§ **AIM**
Return, without pictures, the lines from the start of the data through the one that contains "x_ticks = [2800, 2900, 3000, 3100, 3200, 3300, 3400, 3500]".
## begin GIVEN DATA
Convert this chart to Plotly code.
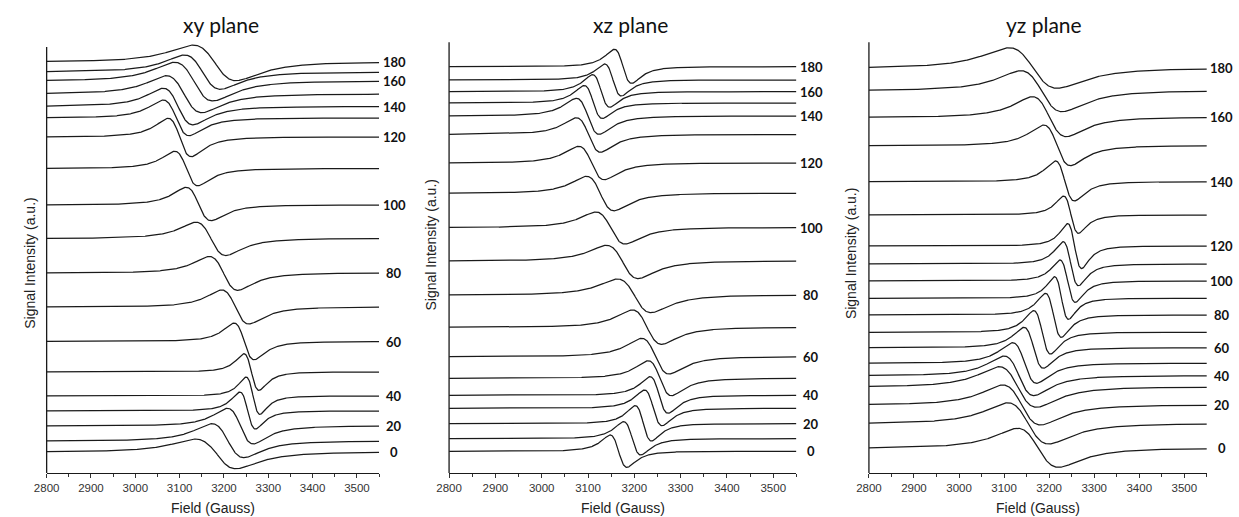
import numpy as np
import plotly.graph_objects as go

# ---------------- data ----------------
angles = [0, 10, 20, 30, 40, 50, 60, 70, 80, 90, 100, 110, 120, 130, 140, 150, 160, 170, 180]
label_angles = [0, 20, 40, 60, 80, 100, 120, 140, 160, 180]
x_ticks = [2800, 2900, 3000, 3100, 3200, 3300, 3400, 3500]

# xy plane
xy_offset = [21, 32, 47, 62, 77, 101, 131.5, 166, 200, 234.5, 268, 304.5, 336, 355, 366.5, 379, 392, 401, 411]
xy_peak_field = [3135, 3173, 3208, 3236, 3250, 3245, 3223, 3195, 3167, 3137, 3115, 3089, 3074, 3063, 3063, 3070, 3089, 3111, 3130]
xy_trough_field = [3227, 3245, 3266, 3271, 3281, 3279, 3268, 3256, 3231, 3204, 3171, 3141, 3126, 3121, 3130, 3150, 3175, 3192, 3227]
xy_peak_height = [13, 17.3, 17.7, 19, 19, 18.3, 18.4, 17, 16.5, 16.3, 17.7, 17.3, 18.7, 18, 18.3, 18.3, 18.7, 17, 17]
xy_trough_depth = [16.7, 16.7, 18, 18, 18.3, 18.3, 18.3, 17, 17.3, 17, 15.7, 17.3, 19.7, 17.7, 18.3, 18.7, 20, 17.3, 18.7]

# xz plane
xz_offset = [21.7, 34.3, 49.3, 64.7, 77.7, 94.7, 116.3, 145.7, 178, 212, 245.5, 279.7, 310, 338.5, 357, 370, 381.3, 393, 406.3]
xz_peak_field = [3148, 3177, 3202, 3222, 3234, 3230, 3216, 3196, 3164, 3140, 3117, 3097, 3080, 3075, 3075, 3092, 3110, 3136, 3157]
xz_trough_field = [3184, 3214, 3237, 3260, 3273, 3280, 3275, 3259, 3236, 3208, 3180, 3156, 3135, 3127, 3124, 3131, 3147, 3172, 3194]
xz_peak_height = [16.3, 17, 18, 18.3, 18.6, 17.6, 18.4, 17.3, 16, 15.7, 15.5, 17, 16.7, 16.7, 17.7, 17.5, 17, 16, 17.4]
xz_trough_depth = [16, 16.3, 17.3, 17.4, 18, 17.4, 17.3, 17, 17.7, 17.6, 16.5, 17.5, 16.7, 17.7, 18.3, 15.5, 15.5, 16, 16.7]

# yz plane
yz_offset = [24.7, 49.3, 68, 86, 97.3, 109.7, 125.3, 140.7, 158, 174.7, 192, 209, 227, 258, 291.3, 327.3, 355.7, 382.3, 404.7]
yz_peak_field = [3130, 3108, 3097, 3089, 3100, 3119, 3144, 3166, 3192, 3212, 3224, 3231, 3241, 3232, 3214, 3188, 3163, 3137, 3111]
yz_trough_field = [3221, 3199, 3181, 3172, 3166, 3172, 3187, 3203, 3227, 3243, 3258, 3265, 3272, 3265, 3256, 3247, 3238, 3229, 3218]
yz_peak_height = [20, 21, 20, 20.3, 19.7, 20.6, 20.4, 21.6, 21.7, 21.6, 21, 22.3, 22.4, 19, 20.7, 20.7, 20.6, 20, 20.6]
yz_trough_depth = [19, 20.3, 20, 20.3, 20, 20, 20.6, 21.7, 22.3, 21, 21.3, 21.7, 22.6, 18.3, 19.3, 20, 19.4, 21, 20]

panel_titles = ["xy plane", "xz plane", "yz plane"]

# ---------------- layout geometry ----------------
W, H = 1239, 517
px_left = [34, 440.7, 865]
px_right = [370, 791.7, 1206.5]
px_axis_top = [47, 42.3, 42.3]
px_bottom = 473
px_dom_top = 28

FIELD = np.arange(2800, 3550.5, 1.0)


def epr_derivative(h, hmax, hmin, a_pos, a_neg):
    h0 = 0.5 * (hmax + hmin)
    g = (hmin - hmax) * np.sqrt(3) / 2.0
    x = (h - h0) / g
    shape = -2 * x / (1 + x ** 2) ** 2 / (9 / (8 * np.sqrt(3)))
    return np.where(x < 0, a_pos, a_neg) * shape


panels = [
    (xy_offset, xy_peak_field, xy_trough_field, xy_peak_height, xy_trough_depth),
    (xz_offset, xz_peak_field, xz_trough_field, xz_peak_height, xz_trough_depth),
    (yz_offset, yz_peak_field, yz_trough_field, yz_peak_height, yz_trough_depth),
]

fig = go.Figure()
annotations = []
shapes = []
yrange_top = px_bottom - px_dom_top

for p, (offs, pk, tr, ph, td) in enumerate(panels):
    sfx = "" if p == 0 else str(p + 1)
    for i, ang in enumerate(angles):
        y = offs[i] + epr_derivative(FIELD, pk[i], tr[i], ph[i], td[i])
        fig.add_trace(go.Scatter(
            x=FIELD, y=y, mode="lines",
            line=dict(color="#1a1a1a", width=1.25),
            xaxis="x" + sfx, yaxis="y" + sfx, showlegend=False, hoverinfo="skip"))
        if ang in label_angles:
            annotations.append(dict(
                x=3550, y=offs[i], xref="x" + sfx, yref="y" + sfx,
                text="<b>%d</b>" % ang, showarrow=False, xanchor="center",
                yanchor="middle", xshift=15,
                font=dict(family="Lato, Open Sans, sans-serif", size=13, color="#111")))

    xdom = [px_left[p] / W, px_right[p] / W]
    ydom = [(H - px_bottom) / H, (H - px_dom_top) / H]
    fig.layout["xaxis" + sfx] = dict(
        domain=xdom, range=[2800, 3550], anchor="y" + sfx,
        tickvals=x_ticks, ticktext=[str(t) for t in x_ticks],
        ticks="outside", ticklen=4, tickwidth=1, tickcolor="#333",
        minor=dict(dtick=50, tick0=2800, ticks="outside", ticklen=3, tickcolor="#333"),
        showline=True, linecolor="#1a1a1a", linewidth=1.3,
        showgrid=False, zeroline=False,
        tickfont=dict(family="Liberation Sans, Arial, sans-serif", size=11.5, color="#333"),
        fixedrange=True)
    fig.layout["yaxis" + sfx] = dict(
        domain=ydom, range=[0, yrange_top], anchor="x" + sfx,
        showline=False, showticklabels=False, ticks="", showgrid=False,
        zeroline=False, fixedrange=True)
    # y axis line (drawn up to the reference's axis top)
    shapes.append(dict(type="line", xref="x" + sfx + " domain", yref="y" + sfx,
                       x0=0, x1=0, y0=0, y1=px_bottom - px_axis_top[p],
                       line=dict(color="#1a1a1a", width=1.3)))
    xc = 0.5 * (px_left[p] + px_right[p])
    # panel title
    annotations.append(dict(
        x=(xc + 8 if p < 2 else xc + 6) / W, y=(H - 25) / H, xref="paper", yref="paper",
        text=panel_titles[p], showarrow=False, xanchor="center", yanchor="middle",
        font=dict(family="Lato, Open Sans, sans-serif", size=21, color="#111")))
    # x axis title
    annotations.append(dict(
        x=xc / W, y=(H - 507.5) / H, xref="paper", yref="paper",
        text="Field (Gauss)", showarrow=False, xanchor="center", yanchor="middle",
        font=dict(family="Liberation Sans, Arial, sans-serif", size=14, color="#222")))
    # y axis title
    ytitle_x = [17, 422, 847][p]
    ytitle_y = [263, 245, 253][p]
    annotations.append(dict(
        x=ytitle_x / W, y=(H - ytitle_y) / H, xref="paper", yref="paper",
        text="Signal Intensity (a.u.)", showarrow=False, textangle=-90,
        xanchor="center", yanchor="middle",
        font=dict(family="Liberation Sans, Arial, sans-serif", size=14, color="#222")))

fig.update_layout(
    width=W, height=H, margin=dict(l=0, r=0, t=0, b=0),
    paper_bgcolor="white", plot_bgcolor="white",
    annotations=annotations, shapes=shapes, showlegend=False)

fig.write_html("out.html", config={"displayModeBar": False})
## end GIVEN DATA
§ **RESPONSE TO THIS EXERCISE**
Convert this chart to Plotly code.
import numpy as np
import plotly.graph_objects as go

# ---------------- data ----------------
angles = [0, 10, 20, 30, 40, 50, 60, 70, 80, 90, 100, 110, 120, 130, 140, 150, 160, 170, 180]
label_angles = [0, 20, 40, 60, 80, 100, 120, 140, 160, 180]
x_ticks = [2800, 2900, 3000, 3100, 3200, 3300, 3400, 3500]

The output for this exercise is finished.